His rhetoric, which is popular among the U.S. working class, has prompted Hillary Clinton, the presumed Democratic presidential nominee, to move toward trade protectionism. Policy outlines drafted by the Democratic Party for the presidential election, which were unveiled Friday, included a promise to review existing free trade accords and revise the TPP before it comes into force.

In a thinly-veiled shot at Trump’s remarks which were critical of the Korea-U.S. free trade accord, Finance Minister Yoo said last week that the advantages from the bilateral deal far outweigh the disadvantages.

“Despite the fact that the KORUS FTA has brought enormous benefits to consumers and investors of the two countries, it is no secret that some criticize it based on the increased U.S. current account deficit,” said Yoo during the meeting with AMCHAM members.

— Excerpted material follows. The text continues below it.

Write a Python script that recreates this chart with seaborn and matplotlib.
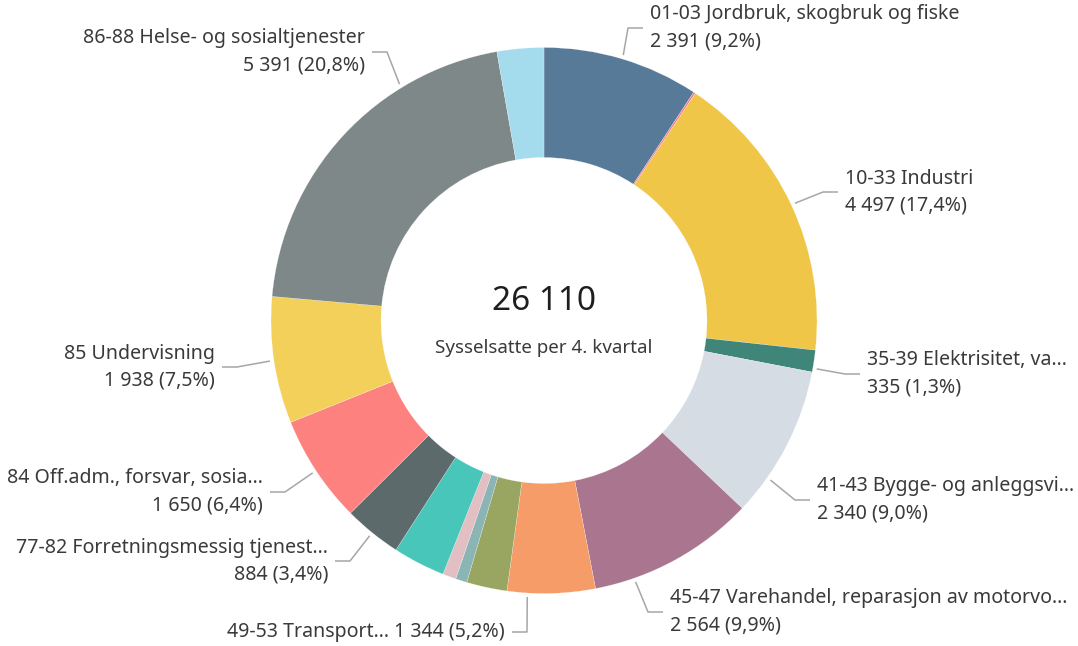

Experts here note that, though there may be a limit to what it could do, Korea should make broader efforts to check against the trend of trade protectionism in multilateral settings such as G20 talks and the World Trade Organization.

“Korea should be active in reminding the world that the global economy has been able to grow further under the free trade system,” said Jang Sang-shik, a researcher at the KITA.

At the same time, the country needs to seek more balanced interests with key trading partners by increasing investments in them and forging a better environment for foreign firms to do business, experts say. Efforts to address concerns raised by its trading partners should be stepped up, given that Korea has recorded a trade surplus for 51 months in a row.

Jung Gyu-don, head of the Korea Center for International Finance, said the country should strengthen the weak links of its economy, such as the service industry, in the process of reducing remaining trade barriers and accelerating deregulation.